### Requirements:
Leave the pictures out and retype the lines from the beginning through the line with "cd8_change = [4, -39.5]", both ends included.

### Data:
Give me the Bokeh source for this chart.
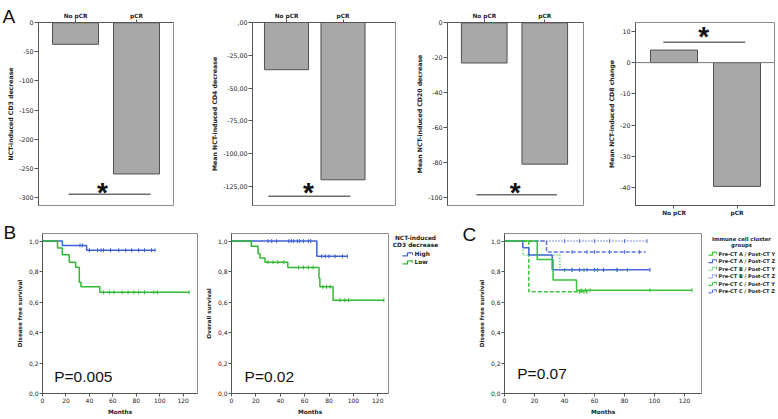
import math
from bokeh.plotting import figure
from bokeh.models import (Range1d, FixedTicker, Label, Span, LinearAxis,
                          CustomJSTickFormatter)
from bokeh.core.properties import value
from bokeh.layouts import row, column
from bokeh.embed import file_html
from bokeh.resources import INLINE

# ---------------- data: panel A (bar charts) ----------------
groups = ["No pCR", "pCR"]
cd3_decrease = [-37, -260]
cd4_decrease = [-36, -120]
cd20_decrease = [-23, -81]
cd8_change = [4, -39.5]

cd3_ticks = [0, -50, -100, -150, -200, -250, -300]
cd3_tick_labels = ["0", "-50", "-100", "-150", "-200", "-250", "-300"]
cd4_ticks = [0, -25, -50, -75, -100, -125]
cd4_tick_labels = [",00", "-25,00", "-50,00", "-75,00", "-100,00", "-125,00"]
cd20_ticks = [0, -20, -40, -60, -80, -100]
cd20_tick_labels = ["0", "-20", "-40", "-60", "-80", "-100"]
cd8_ticks = [10, 0, -10, -20, -30, -40]
cd8_tick_labels = ["10", "0", "-10", "-20", "-30", "-40"]

# significance bracket: (x from, x to, y) and star position (x, y)
cd3_bracket = (-0.115, 1.23, -295)
cd3_star = (0.44, -278)
cd4_bracket = (-0.32, 1.13, -132.5)
cd4_star = (0.39, -123.5)
cd20_bracket = (-0.13, 1.2, -98.5)
cd20_star = (0.51, -92.6)
cd8_bracket = (-0.17, 1.13, 6.5)
cd8_star = (0.47, 10.8)

# ---------------- data: panels B and C (Kaplan-Meier) ----------------
months_ticks = [0, 20, 40, 60, 80, 100, 120]
months_tick_labels = ["0", "20", "40", "60", "80", "100", "120"]
surv_ticks = [0.0, 0.2, 0.4, 0.6, 0.8, 1.0]
surv_tick_labels = ["0,0", "0,2", "0,4", "0,6", "0,8", "1,0"]

# B left: disease free survival by CD3 decrease
dfs_high_t = [0, 16.9, 37.6]
dfs_high_s = [1.0, 0.972, 0.940]
dfs_high_end = 96
dfs_high_cens = [32, 34, 40, 47, 50, 52, 58, 65, 71, 76, 82, 87, 93, 96]
dfs_low_t = [0, 12.8, 16.9, 22.8, 28.3, 31.4, 32.8, 48.9]
dfs_low_s = [1.0, 0.955, 0.911, 0.862, 0.829, 0.730, 0.700, 0.664]
dfs_low_end = 125
dfs_low_cens = [52, 57, 61, 68, 73, 78, 82, 87, 95, 98, 125]

# B right: overall survival by CD3 decrease
os_high_t = [0, 70]
os_high_s = [1.0, 0.90]
os_high_end = 95
os_high_cens = [30, 33, 37, 47, 49, 51, 54, 56, 59, 63, 65, 74, 77, 80, 85, 91, 95]
os_low_t = [0, 16.2, 21.8, 23.4, 27.5, 46.2, 71.8, 72.5, 83.3]
os_low_s = [1.0, 0.966, 0.917, 0.890, 0.862, 0.827, 0.757, 0.700, 0.612]
os_low_end = 125
os_low_cens = [30, 34, 38, 43, 55, 59, 63, 67, 75, 78, 81, 89, 93, 96, 125]
cd3_groups = ["High", "Low"]
cd3_legend_title = ["NCT-induced", "CD3 decrease"]

# C: disease free survival by immune cell cluster groups
cluster_names = ["Pre-CT A / Post-CT Y", "Pre-CT A / Post-CT Z",
                 "Pre-CT B / Post-CT Y", "Pre-CT B / Post-CT Z",
                 "Pre-CT C / Post-CT Y", "Pre-CT C / Post-CT Z"]
cluster_legend_title = ["Immune cell cluster", "groups"]
ay_t = [0, 21.8, 32.4, 48.0]
ay_s = [1.0, 0.880, 0.745, 0.677]
ay_end = 125
ay_cens = [51, 54, 57, 97, 125]
az_t = [0, 12.2, 16.2, 31.8]
az_s = [1.0, 0.957, 0.909, 0.812]
az_end = 97
az_cens = [45, 50, 55, 60, 66, 75, 97]
by_t = [0, 12.2, 36.9]
by_s = [1.0, 0.909, 0.810]
by_end = 82
by_cens = [40, 45, 50, 53, 62, 66, 75, 82]
bz_t = [0]
bz_s = [1.0]
bz_end = 95
bz_cens = [40, 50, 60, 70, 80, 95]
cy_t = [0, 16.2]
cy_s = [1.0, 0.667]
cy_end = 55
cy_cens = [50, 53, 55]
cz_t = [0, 28.0]
cz_s = [1.0, 0.929]
cz_end = 94
cz_cens = [45, 55, 60, 70, 80, 90]

# p values
p_dfs = "P=0.005"
p_os = "P=0.02"
p_cluster = "P=0.07"

# ---------------- styling helpers ----------------
BLUE = "#3f5fd6"
GREEN = "#33b833"
C_BLUE = "#5a74e6"
C_GREEN = "#3cc23c"
BAR_FILL = "#a8a8a8"
BAR_LINE = "#505050"
AX = "#555555"
FONT = "DejaVu Sans"


def fmt(tick_values, tick_texts):
    return CustomJSTickFormatter(args=dict(tv=tick_values, tl=tick_texts), code="""
        for (let i = 0; i < tv.length; i++) {
            if (Math.abs(tv[i] - tick) < 1e-9) { return tl[i]; }
        }
        return "";
    """)


def base_fig(w, h, xr, yr, lb, rb, tb, bb):
    p = figure(width=w, height=h, x_range=Range1d(*xr), y_range=Range1d(*yr),
               output_backend="svg", toolbar_location=None,
               x_axis_location=None, y_axis_location=None,
               min_border_left=lb, min_border_right=rb,
               min_border_top=tb, min_border_bottom=bb)
    p.xgrid.visible = False
    p.ygrid.visible = False
    p.outline_line_color = "#8c8c8c"
    p.outline_line_width = 1
    p.background_fill_color = "white"
    p.border_fill_color = "white"
    return p


def make_axis(ticks, labels, label="", tick_size="6.3px", label_size="6.2px",
              tick_out=4, bold_ticks=False, label_standoff=2):
    ax = LinearAxis(ticker=FixedTicker(ticks=ticks, minor_ticks=[]),
                    formatter=fmt(ticks, labels), axis_label=label)
    ax.major_tick_out = tick_out
    ax.major_tick_in = 0
    ax.minor_tick_out = 0
    ax.minor_tick_in = 0
    ax.axis_line_color = AX
    ax.major_tick_line_color = AX
    ax.major_label_text_font = FONT
    ax.major_label_text_font_size = tick_size
    ax.major_label_text_color = "#222222"
    ax.major_label_text_font_style = "bold" if bold_ticks else "normal"
    ax.major_label_standoff = 1
    ax.axis_label_text_font = FONT
    ax.axis_label_text_font_size = label_size
    ax.axis_label_text_font_style = "bold"
    ax.axis_label_text_color = "#222222"
    ax.axis_label_standoff = label_standoff
    return ax


def canvas_label(p, side, text, x, y, font, size):
    kw = dict(x=x, y=y, text=text, text_font=font, text_font_size=size,
              text_align="left", text_baseline="alphabetic", text_color="#111111")
    try:
        lab = Label(x_units="canvas", y_units="canvas", **kw)
    except Exception:
        lab = Label(x_units="screen", y_units="screen", **kw)
    p.add_layout(lab, side)


def bar_panel(w, h, xr, yr, lb, rb, tb, bb, values, ticks, tick_labels, ylabel,
              bar_width, bracket, star, cat_side="above", zero_line=False):
    p = base_fig(w, h, xr, yr, lb, rb, tb, bb)
    xs = list(range(len(groups)))
    if zero_line:
        p.add_layout(Span(location=0, dimension="width", line_color="#777777", line_width=1))
    p.vbar(x=xs, top=values, bottom=0, width=bar_width, fill_color=BAR_FILL,
           line_color=BAR_LINE, line_width=1)
    p.segment(x0=[bracket[0]], y0=[bracket[2]], x1=[bracket[1]], y1=[bracket[2]],
              line_color="#6e6e6e", line_width=1.5)
    p.add_layout(Label(x=star[0], y=star[1], text="*", text_align="center",
                       text_baseline="middle", text_font="Liberation Sans",
                       text_font_style="bold", text_font_size="28px",
                       text_color="#111111", y_offset=-8))
    p.add_layout(make_axis(ticks, tick_labels, ylabel), "left")
    cat = make_axis(xs, groups, "", tick_size="5.8px", tick_out=3, bold_ticks=True)
    p.add_layout(cat, cat_side)
    return p


def km(p, t, s, end, cens, color, dash="solid", width=1.5):
    xs = list(t) + [end]
    ys = list(s) + [s[-1]]
    p.step(xs, ys, mode="after", line_color=color, line_width=width, line_dash=dash)
    cy = []
    for c_ in cens:
        k = 0
        for i in range(len(t)):
            if t[i] <= c_:
                k = i
        cy.append(s[k])
    p.scatter(cens, cy, marker="dash", angle=math.pi / 2, size=4,
              line_color=color, line_width=1)


def km_panel(w, h, xr, lb, rb, tb, bb, ylabel):
    p = base_fig(w, h, xr, (0, 1.05), lb, rb, tb, bb)
    p.add_layout(make_axis(months_ticks, months_tick_labels, "Months",
                           tick_size="6px", label_size="5.8px", tick_out=3,
                           label_standoff=3), "below")
    p.add_layout(make_axis(surv_ticks, surv_tick_labels, ylabel,
                           tick_size="6px", label_size="5.7px", tick_out=3,
                           label_standoff=3), "left")
    return p


def pval(p, text, x, y):
    p.add_layout(Label(x=x, y=y, text=text, text_font="Liberation Sans",
                       text_font_size="15.5px", text_baseline="alphabetic",
                       text_align="left", text_color="#111111"))


def legend_fig(w, h, tb, bb, title, title_x, title_y, title_size, names, styles,
               icon_x0, icon_x1, row_y0, row_step, text_size):
    # pixel-based legend panel; its frame is aligned with the row (top tb, bottom bb),
    # and the y range is set so that y equals the canvas pixel row (downward).
    p = figure(width=w, height=h, x_range=Range1d(0, w), y_range=Range1d(h - bb, tb),
               output_backend="svg", toolbar_location=None, title_location=None,
               x_axis_location=None, y_axis_location=None,
               min_border_left=0, min_border_right=0, min_border_top=tb,
               min_border_bottom=bb)
    p.xgrid.visible = False
    p.ygrid.visible = False
    p.outline_line_color = None
    p.background_fill_color = "white"
    p.border_fill_color = "white"
    p.text(x=[title_x] * len(title), y=title_y, text=title, text_align="center",
           text_baseline="middle", text_font=value(FONT), text_font_style="bold",
           text_font_size=title_size, text_color="#222222")
    ys = [row_y0 + i * row_step for i in range(len(names))]
    xm = (icon_x0 + icon_x1) / 2
    for y, (color, dash) in zip(ys, styles):
        p.line([icon_x0, xm, xm, icon_x1], [y + 1.5, y + 1.5, y - 1.5, y - 1.5],
               line_color=color, line_dash=dash, line_width=1.2)
        p.line([icon_x1, icon_x1], [y - 1.5, y + 0.5], line_color=color, line_width=1)
    p.text(x=[icon_x1 + 2] * len(names), y=ys, text=names, text_align="left",
           text_baseline="middle", text_font=value(FONT), text_font_style="bold",
           text_font_size=text_size, text_color="#222222")
    return p


# ---------------- top row (canvas y 0..218) ----------------
H1 = 218
a1 = bar_panel(200, H1, (-0.607, 1.607), (-314.2, 0.5), 38, 27, 22, 12, cd3_decrease,
               cd3_ticks, cd3_tick_labels, "NCT-induced CD3 decrease", 0.754,
               cd3_bracket, cd3_star)
canvas_label(a1, "right", "A", 2, 16, "Liberation Sans", "19px")
a2 = bar_panel(200, H1, (-0.602, 1.929), (-139.6, 0), 52, 5, 22, 12, cd4_decrease,
               cd4_ticks, cd4_tick_labels, "Mean NCT-induced CD4 decrease", 0.78,
               cd4_bracket, cd4_star)
a3 = bar_panel(190, H1, (-0.607, 1.64), (-104.7, 0.2), 47, 7, 22, 12, cd20_decrease,
               cd20_ticks, cd20_tick_labels, "Mean NCT-induced CD20 decrease", 0.754,
               cd20_bracket, cd20_star)
a4 = bar_panel(186, H1, (-0.611, 1.595), (-45.6, 12.8), 45, 2, 22, 12, cd8_change,
               cd8_ticks, cd8_tick_labels, "Mean NCT-induced CD8 change", 0.746,
               cd8_bracket, cd8_star, cat_side="below", zero_line=True)

# ---------------- bottom row (canvas y 218..417) ----------------
H2 = 199
TB2, BB2 = 15, 23
b1 = km_panel(198, H2, (0, 132.2), 38, 1, TB2, BB2, "Disease free survival")
km(b1, dfs_high_t, dfs_high_s, dfs_high_end, dfs_high_cens, BLUE)
km(b1, dfs_low_t, dfs_low_s, dfs_low_end, dfs_low_cens, GREEN)
pval(b1, p_dfs, 10, 0.111)
canvas_label(b1, "left", "B", 3, 14, "Liberation Sans", "19px")

b2 = km_panel(192, H2, (0, 128.8), 33, 2, TB2, BB2, "Overall survival")
km(b2, os_high_t, os_high_s, os_high_end, os_high_cens, BLUE)
km(b2, os_low_t, os_low_s, os_low_end, os_low_cens, GREEN)
pval(b2, p_os, 10.7, 0.111)

leg_b = legend_fig(70, H2, TB2, BB2, cd3_legend_title, 25, [19.3, 26.5], "5.9px",
                   cd3_groups, [(BLUE, "solid"), (GREEN, "solid")], 12, 22, 36, 8,
                   "5.9px")

c = km_panel(242, H2, (0, 131.3), 44, 1, TB2, BB2, "Disease free survival")
km(c, bz_t, bz_s, bz_end, bz_cens, C_BLUE, "1 2")
km(c, cz_t, cz_s, cz_end, cz_cens, C_BLUE, "4 2")
km(c, by_t, by_s, by_end, by_cens, C_GREEN, "1 2")
km(c, cy_t, cy_s, cy_end, cy_cens, C_GREEN, "4 2")
km(c, az_t, az_s, az_end, az_cens, "#4a66e0")
km(c, ay_t, ay_s, ay_end, ay_cens, C_GREEN)
pval(c, p_cluster, 8.5, 0.131)
canvas_label(c, "left", "C", 2, 16, "Liberation Sans", "19px")

leg_c = legend_fig(74, H2, TB2, BB2, cluster_legend_title, 39, [20.3, 26.3], "5.3px",
                   cluster_names,
                   [(C_GREEN, "solid"), ("#4a66e0", "solid"), (C_GREEN, "1 1"),
                    (C_BLUE, "1 1"), (C_GREEN, "3 1"), (C_BLUE, "3 1")],
                   6, 14, 35.3, 7.6, "5px")

layout = column(row(a1, a2, a3, a4), row(b1, b2, leg_b, c, leg_c))
open("out.html", "w").write(file_html(layout, INLINE))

### Solved problem:
Give me the Bokeh source for this chart.
import math
from bokeh.plotting import figure
from bokeh.models import (Range1d, FixedTicker, Label, Span, LinearAxis,
                          CustomJSTickFormatter)
from bokeh.core.properties import value
from bokeh.layouts import row, column
from bokeh.embed import file_html
from bokeh.resources import INLINE

# ---------------- data: panel A (bar charts) ----------------
groups = ["No pCR", "pCR"]
cd3_decrease = [-37, -260]
cd4_decrease = [-36, -120]
cd20_decrease = [-23, -81]
cd8_change = [4, -39.5]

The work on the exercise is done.